U.S. and Iraqi officials say Zarqawi's al Qaeda-linked movement was behind highly coordinated assaults Thursday against police stations and other buildings in six cities that killed around 100 people, including three U.S. soldiers. A claim of responsibility in Zarqawi's name was posted on an Islamic Web site.

Some influential Muslim clerics who had been sharply critical of the American occupation spoke out yesterday against the bloody attacks.

"What sort of religion condones the killing of a Muslim by another Muslim?" asked Sheik Abdul-Ghafour al-Samarai, a member of the influential Sunni group the Association of Muslim Scholars, during a sermon in Baghdad's Umm al-Qura mosque. "We must unite and be heedful of those who want to drive a wedge among us under the cover of Islam."

Sheik Ahmed Hassan al-Taha said at Baghdad's al-Azimiya mosque, Iraq's foremost Sunni place of worship, that "it makes me sad to see that all the victims yesterday were Iraqis."

U.S. and Iraqi authorities have long predicted that the insurgents would seek to derail the transfer of sovereignty, set for Wednesday.

After nightfall yesterday, six mortar shells exploded near the Green Zone headquarters district of the U.S. occupation, the U.S. military reported. There were no reports of casualties.
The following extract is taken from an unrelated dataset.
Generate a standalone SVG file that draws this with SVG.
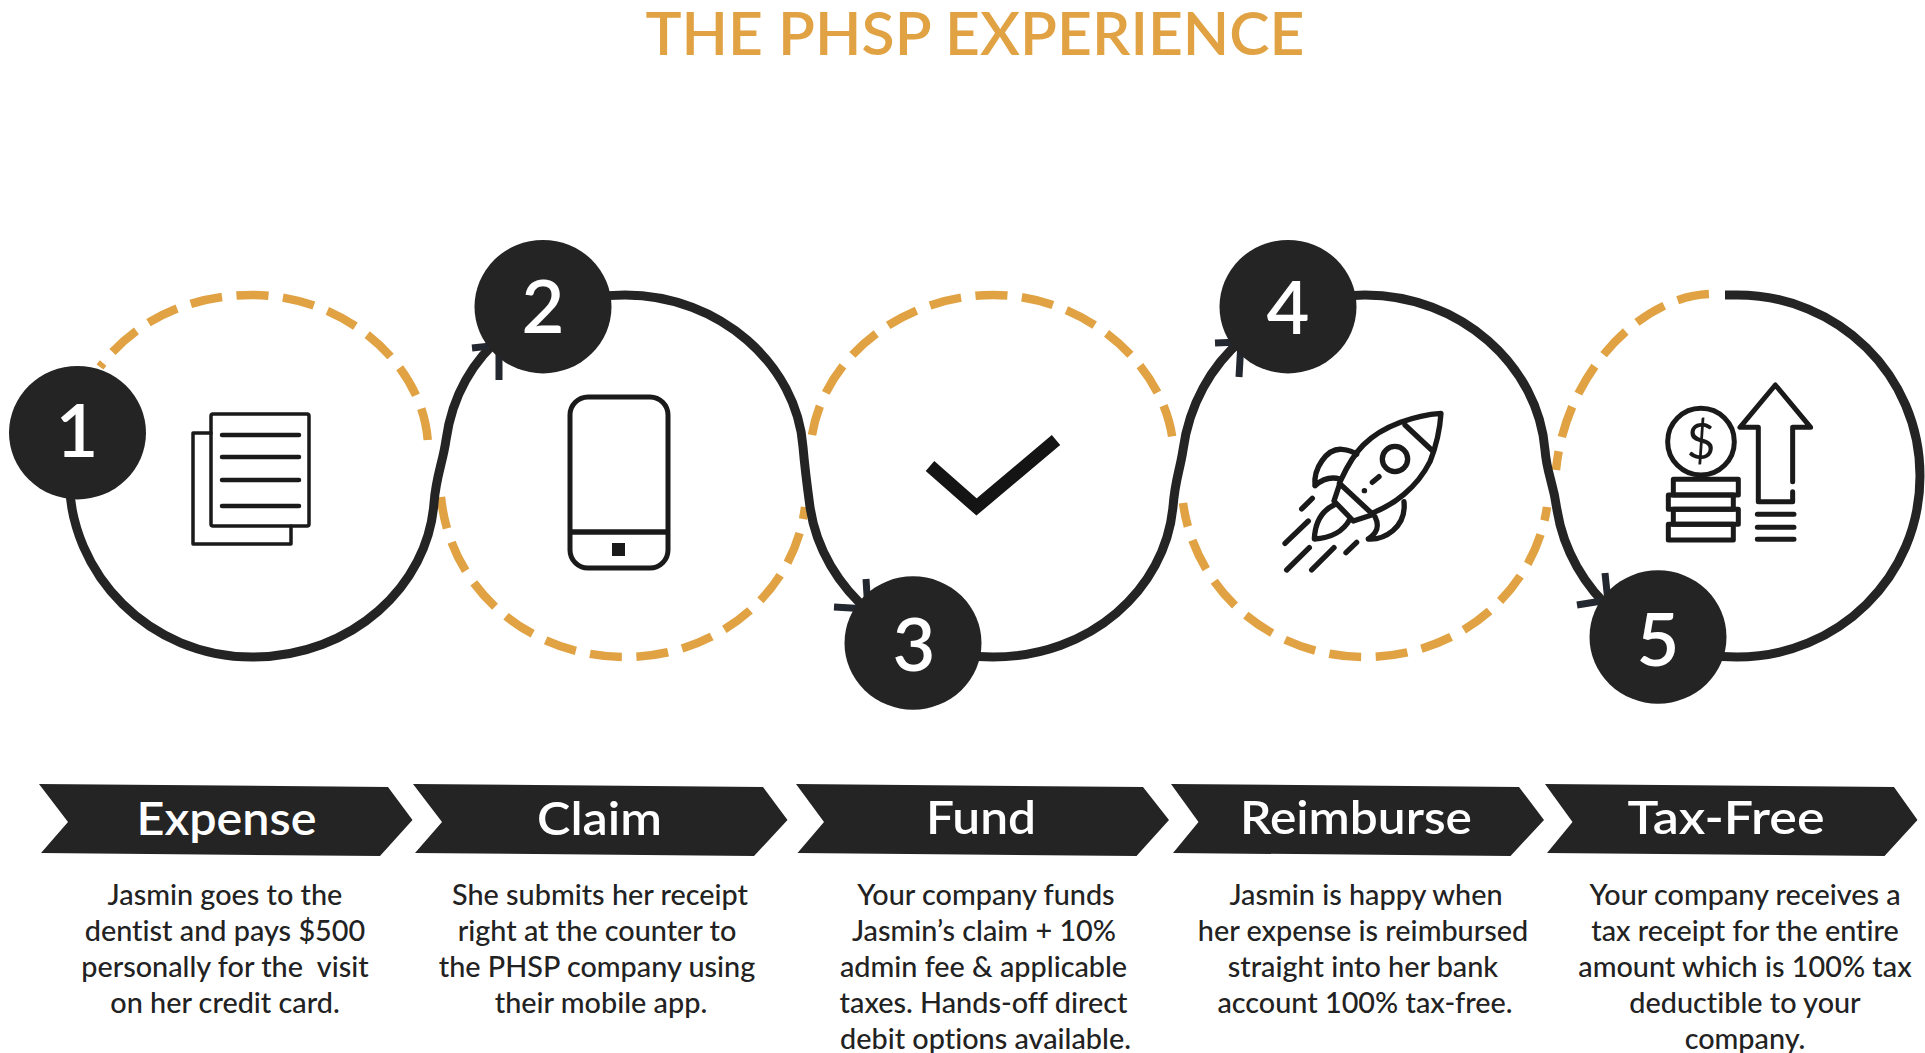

A bomb also went off outside the home of an Iraqi deputy defense minister, though the official and his family were unhurt, the military said.

U.S. officials estimated between 20 and 25 persons were killed in yesterday's strike in Fallujah. Omar Majeed, 40, who lives in the Fallujah neighborhood that was attacked, said missiles struck a house that was vacated by the owners the previous day.